A Thames Valley Police spokesman added: "Figures suggest the number of collisions is actually falling -- this could be due to the fact that there is more congestion, which inevitably slows the traffic down.

"There's a very high volume of traffic on the A34, which increases the risk of collisions when the traffic is moving.

"There are no safety improvements planned, although improvements at junction 9 of the M40 and some resurfacing is due to take place."

James Styring, the co-ordinator of Oxford cycling campaign group Cyclox said: "No cyclist in their right mind would use the A34. The solution is not expanding roads, as this only leads to more cars. Rail services should be improved."

Richard Mann, of Oxford Friends of the Earth, said: "The fundamental problem is peak time traffic toward Bicester. Bus lanes could be put in, but the sheer volume of traffic is so huge that so much money would need to be spent on improving it."

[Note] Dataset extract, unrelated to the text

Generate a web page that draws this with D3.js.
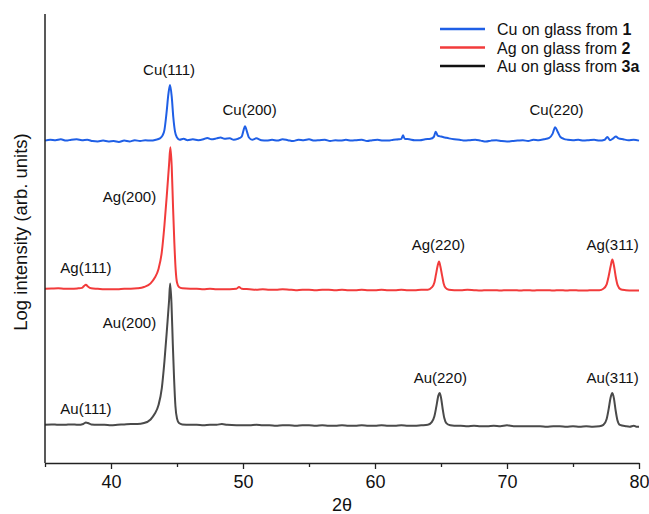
<!DOCTYPE html>
<html>
<head>
<meta charset="utf-8">
<script src="https://cdn.jsdelivr.net/npm/d3@7"></script>
<style>
  body { margin: 0; background: #fff; }
  svg text { font-family: "Liberation Sans", Arial, Helvetica, sans-serif; fill: #111; }
</style>
</head>
<body>
<div id="chart"></div>
<script>
// 2theta (deg) vs log intensity (arb. units, traces offset)
var cuData = [
  [35.0,71.8],[35.4,72.0],[35.8,71.9],[36.2,72.1],[36.6,71.8],[37.0,72.0],[37.4,72.1],[37.8,71.9],
  [38.2,72.0],[38.6,71.7],[39.0,71.6],[39.4,71.8],[39.8,71.6],[40.2,71.7],[40.6,71.5],[41.0,71.8],
  [41.4,71.6],[41.8,71.9],[42.2,71.7],[42.6,71.9],[43.0,71.8],[43.4,72.0],[43.7,72.3],[43.9,72.9],
  [44.05,74.2],[44.2,77.8],[44.35,82.2],[44.47,84.2],[44.6,81.6],[44.72,77.0],[44.85,73.8],[45.0,72.5],
  [45.2,72.0],[45.5,72.2],[45.8,71.9],[46.2,72.1],[46.6,71.9],[47.0,72.1],[47.3,72.4],[47.6,72.1],
  [48.0,72.3],[48.3,72.5],[48.6,72.2],[49.0,72.3],[49.3,72.0],[49.6,72.2],[49.9,72.7],[50.05,74.2],
  [50.15,75.0],[50.3,73.8],[50.45,72.5],[50.7,72.0],[51.0,72.3],[51.4,71.9],[51.8,71.8],[52.2,72.0],
  [52.6,71.8],[53.0,72.1],[53.4,71.9],[53.8,71.7],[54.2,72.0],[54.6,71.9],[55.0,72.1],[55.4,71.8],
  [55.8,71.9],[56.2,72.0],[56.6,71.7],[57.0,71.9],[57.4,71.8],[57.8,72.0],[58.2,71.8],[58.6,71.9],
  [59.0,72.0],[59.4,71.7],[59.8,71.9],[60.2,72.0],[60.6,71.8],[61.0,71.8],[61.4,72.0],[61.8,72.1],
  [62.0,72.2],[62.12,73.0],[62.25,72.2],[62.6,72.1],[63.0,71.9],[63.4,71.9],[63.8,72.1],[64.2,72.2],
  [64.45,72.6],[64.6,73.8],[64.75,72.9],[65.0,72.7],[65.3,72.5],[65.6,72.3],[66.0,72.1],[66.4,72.0],
  [66.8,71.8],[67.2,71.9],[67.6,72.0],[68.0,71.8],[68.4,71.6],[68.8,71.8],[69.2,71.9],[69.6,71.7],
  [70.0,71.6],[70.4,71.7],[70.8,71.8],[71.2,71.9],[71.6,71.7],[72.0,72.0],[72.4,71.9],[72.8,72.1],
  [73.2,72.4],[73.45,73.3],[73.65,74.8],[73.85,73.7],[74.05,72.6],[74.3,72.2],[74.6,72.0],[75.0,71.9],
  [75.4,72.0],[75.8,71.8],[76.2,71.9],[76.6,72.0],[77.0,71.8],[77.4,72.0],[77.6,72.6],[77.8,71.9],
  [78.05,72.3],[78.25,72.7],[78.45,72.3],[78.8,72.1],[79.2,71.9],[79.6,72.0],[80.0,71.8]
];

var agData = [
  [35.0,38.8],[35.5,38.85],[36.0,38.9],[36.5,38.8],[37.0,38.8],[37.5,38.9],[37.8,39.0],[37.95,39.4],
  [38.1,39.7],[38.25,39.3],[38.5,38.9],[39.0,38.8],[39.5,38.7],[40.0,38.7],[40.5,38.7],[41.0,38.8],
  [41.5,38.8],[42.0,38.9],[42.5,39.2],[43.0,40.0],[43.3,41.2],[43.6,43.2],[43.85,47.0],[44.05,53.0],
  [44.25,60.5],[44.4,66.5],[44.5,70.3],[44.6,66.0],[44.7,57.0],[44.8,49.0],[44.9,43.0],[45.0,40.2],
  [45.15,39.2],[45.4,38.9],[46.0,38.8],[46.5,38.8],[47.0,38.7],[47.5,38.8],[48.0,38.7],[48.5,38.7],
  [49.0,38.7],[49.5,38.8],[49.7,39.2],[49.9,38.8],[50.5,38.7],[51.0,38.6],[51.5,38.7],[52.0,38.6],
  [52.5,38.6],[53.0,38.7],[53.5,38.6],[54.0,38.5],[54.5,38.6],[55.0,38.6],[55.5,38.5],[56.0,38.6],
  [56.5,38.6],[57.0,38.5],[57.5,38.6],[58.0,38.5],[58.5,38.5],[59.0,38.6],[59.5,38.5],[60.0,38.5],
  [60.5,38.6],[61.0,38.5],[61.5,38.5],[62.0,38.6],[62.5,38.5],[63.0,38.5],[63.5,38.6],[64.0,38.6],
  [64.3,39.1],[64.5,40.2],[64.62,42.0],[64.75,44.0],[64.85,44.9],[64.95,43.8],[65.08,41.8],[65.2,40.0],
  [65.35,39.0],[65.6,38.6],[66.0,38.5],[66.5,38.5],[67.0,38.6],[67.5,38.5],[68.0,38.4],[68.5,38.5],
  [69.0,38.5],[69.5,38.4],[70.0,38.5],[70.5,38.5],[71.0,38.4],[71.5,38.5],[72.0,38.4],[72.5,38.5],
  [73.0,38.5],[73.5,38.4],[74.0,38.5],[74.5,38.4],[75.0,38.5],[75.5,38.4],[76.0,38.4],[76.5,38.5],
  [77.0,38.5],[77.3,38.8],[77.55,39.8],[77.7,41.6],[77.85,43.8],[77.98,45.3],[78.1,44.0],[78.23,41.6],
  [78.38,39.6],[78.6,38.7],[79.0,38.5],[79.5,38.4],[80.0,38.4]
];

var auData = [
  [35.0,8.5],[35.5,8.6],[36.0,8.5],[36.5,8.5],[37.0,8.6],[37.5,8.5],[37.9,8.7],[38.1,9.0],
  [38.25,8.9],[38.5,8.6],[39.0,8.5],[39.5,8.5],[40.0,8.4],[40.5,8.5],[41.0,8.6],[41.5,8.7],
  [42.0,8.7],[42.5,8.9],[43.0,9.7],[43.3,10.9],[43.6,12.9],[43.85,16.7],[44.05,22.7],[44.25,30.2],
  [44.4,36.2],[44.48,40.0],[44.58,35.7],[44.68,26.7],[44.78,18.7],[44.88,12.7],[45.0,9.9],[45.15,8.9],
  [45.4,8.6],[46.0,8.5],[46.5,8.5],[47.0,8.4],[47.5,8.5],[48.0,8.5],[48.4,8.7],[48.8,8.5],
  [49.5,8.4],[50.0,8.4],[50.5,8.4],[51.0,8.5],[51.5,8.4],[52.0,8.4],[52.5,8.3],[53.0,8.4],
  [53.5,8.4],[54.0,8.3],[54.5,8.4],[55.0,8.4],[55.5,8.3],[56.0,8.4],[56.5,8.3],[57.0,8.3],
  [57.5,8.4],[58.0,8.3],[58.5,8.3],[59.0,8.4],[59.5,8.3],[60.0,8.3],[60.5,8.4],[61.0,8.3],
  [61.5,8.3],[62.0,8.4],[62.5,8.3],[63.0,8.3],[63.5,8.4],[64.0,8.5],[64.3,9.1],[64.5,10.4],
  [64.65,12.6],[64.8,15.0],[64.9,15.6],[65.0,14.6],[65.12,12.2],[65.25,10.0],[65.4,8.9],[65.7,8.4],
  [66.0,8.3],[66.5,8.3],[67.0,8.2],[67.5,8.3],[68.0,8.2],[68.5,8.2],[69.0,8.3],[69.5,8.2],
  [70.0,8.4],[70.5,8.2],[71.0,8.2],[71.5,8.2],[72.0,8.2],[72.5,8.2],[73.0,8.1],[73.5,8.2],
  [74.0,8.2],[74.5,8.1],[75.0,8.2],[75.5,8.1],[76.0,8.2],[76.5,8.1],[77.0,8.2],[77.3,8.5],
  [77.55,9.8],[77.7,12.0],[77.85,14.6],[77.98,15.6],[78.1,14.4],[78.22,11.9],[78.36,9.6],[78.55,8.5],
  [79.0,8.2],[79.3,8.1],[79.6,8.3],[79.8,8.1],[80.0,8.1]
];

// peak labels: name, 2theta, label value (arb.)
var peakLabels = [
  ["Cu(111)", 44.4, 87.7], ["Cu(200)", 50.5, 78.7], ["Cu(220)", 73.75, 78.7],
  ["Ag(200)", 41.4, 59.3], ["Ag(111)", 38.1, 43.5], ["Ag(220)", 64.8, 48.7], ["Ag(311)", 78.0, 48.7],
  ["Au(200)", 41.4, 31.4], ["Au(111)", 38.1, 12.2], ["Au(220)", 64.95, 19.0], ["Au(311)", 78.0, 19.0]
];

var seriesNames = ["Cu on glass from ", "Ag on glass from ", "Au on glass from "];
var seriesRefs = ["1", "2", "3a"];
var seriesColors = ["#1f5fe6", "#f23b3b", "#4a4a4a"];
var legendColors = ["#1f5fe6", "#f23b3b", "#111111"];
var majorTicks = [40, 50, 60, 70, 80];
var minorTicks = [35, 45, 55, 65, 75];

var width = 649, height = 514;
var margin = { top: 14, right: 10, bottom: 51, left: 45 };

var svg = d3.select("#chart").append("svg")
    .attr("width", width)
    .attr("height", height);

var x = d3.scaleLinear().domain([35, 80]).range([margin.left, width - margin.right]);
var y = d3.scaleLinear().domain([0, 100]).range([height - margin.bottom, margin.top]);

var line = d3.line()
    .x(function(d) { return x(d[0]); })
    .y(function(d) { return y(d[1]); })
    .curve(d3.curveMonotoneX);

// traces
[cuData, agData, auData].forEach(function(data, i) {
    svg.append("path")
        .datum(data)
        .attr("fill", "none")
        .attr("stroke", seriesColors[i])
        .attr("stroke-width", 2)
        .attr("stroke-linejoin", "round")
        .attr("d", line);
});

// x axis
var xAxis = svg.append("g")
    .attr("transform", "translate(0," + y(0) + ")")
    .call(d3.axisBottom(x).tickValues(majorTicks).tickSize(6).tickPadding(6).tickSizeOuter(0));
xAxis.select(".domain").attr("stroke", "#222").attr("stroke-width", 1.5);
xAxis.selectAll(".tick line").attr("stroke", "#222").attr("stroke-width", 1.3);
xAxis.selectAll(".tick text").attr("font-size", 18).attr("fill", "#111")
    .style("font-family", "'Liberation Sans', Arial, sans-serif");

svg.append("g")
    .attr("transform", "translate(0," + y(0) + ")")
    .call(d3.axisBottom(x).tickValues(minorTicks).tickSize(4).tickFormat(""))
    .call(function(g) { g.select(".domain").remove(); })
    .selectAll(".tick line").attr("stroke", "#222").attr("stroke-width", 1.3);

// y axis (no ticks)
svg.append("line")
    .attr("x1", x(35)).attr("x2", x(35))
    .attr("y1", y(100)).attr("y2", y(0))
    .attr("stroke", "#222").attr("stroke-width", 1.5);

// axis titles
svg.append("text")
    .attr("x", (x(35) + x(80)) / 2)
    .attr("y", 511)
    .attr("text-anchor", "middle")
    .attr("font-size", 18)
    .text("2θ");

svg.append("text")
    .attr("transform", "translate(27," + 232 + ") rotate(-90)")
    .attr("text-anchor", "middle")
    .attr("font-size", 18.5)
    .text("Log intensity (arb. units)");

// peak labels
svg.selectAll(".peak-label")
    .data(peakLabels)
    .enter().append("text")
    .attr("class", "peak-label")
    .attr("x", function(d) { return x(d[1]); })
    .attr("y", function(d) { return y(d[2]); })
    .attr("text-anchor", "middle")
    .attr("dominant-baseline", "central")
    .attr("font-size", 15)
    .text(function(d) { return d[0]; });

// legend
var legend = svg.append("g").attr("transform", "translate(440,29)");
seriesNames.forEach(function(name, i) {
    var row = legend.append("g").attr("transform", "translate(0," + (i * 18.5) + ")");
    row.append("line")
        .attr("x1", 0).attr("x2", 45)
        .attr("stroke", legendColors[i])
        .attr("stroke-width", 2.5);
    var t = row.append("text")
        .attr("x", 57)
        .attr("dominant-baseline", "central")
        .attr("font-size", 16);
    t.append("tspan").text(name);
    t.append("tspan").attr("font-weight", "bold").text(seriesRefs[i]);
});
</script>
</body>
</html>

Rail freight operator Freightliner already has a healthy share of the market between the West Midlands and the South Coast, keeping about 1,000 lorry journeys off the road each day, but a spokesman said that without Government investment in the rail network, the amount of freight on trains is unlikely to increase.

The spokesman added: "We're waiting for the Government to release funds so we can transport more by rail. We have 15 services taking 1,000 container boxes from Southampton to the north of the country daily, and the infrastructure can cope with this."

Andrew Smith, of Bletchingdon-based haulage firm Smith's Haulage said: "We're a big company and we already spend huge amounts of money on road tax and fuel duty. We're being forced to use the larger roads.

"We couldn't deliver by rail because not all our customers have rail tracks at the bottom of their garden."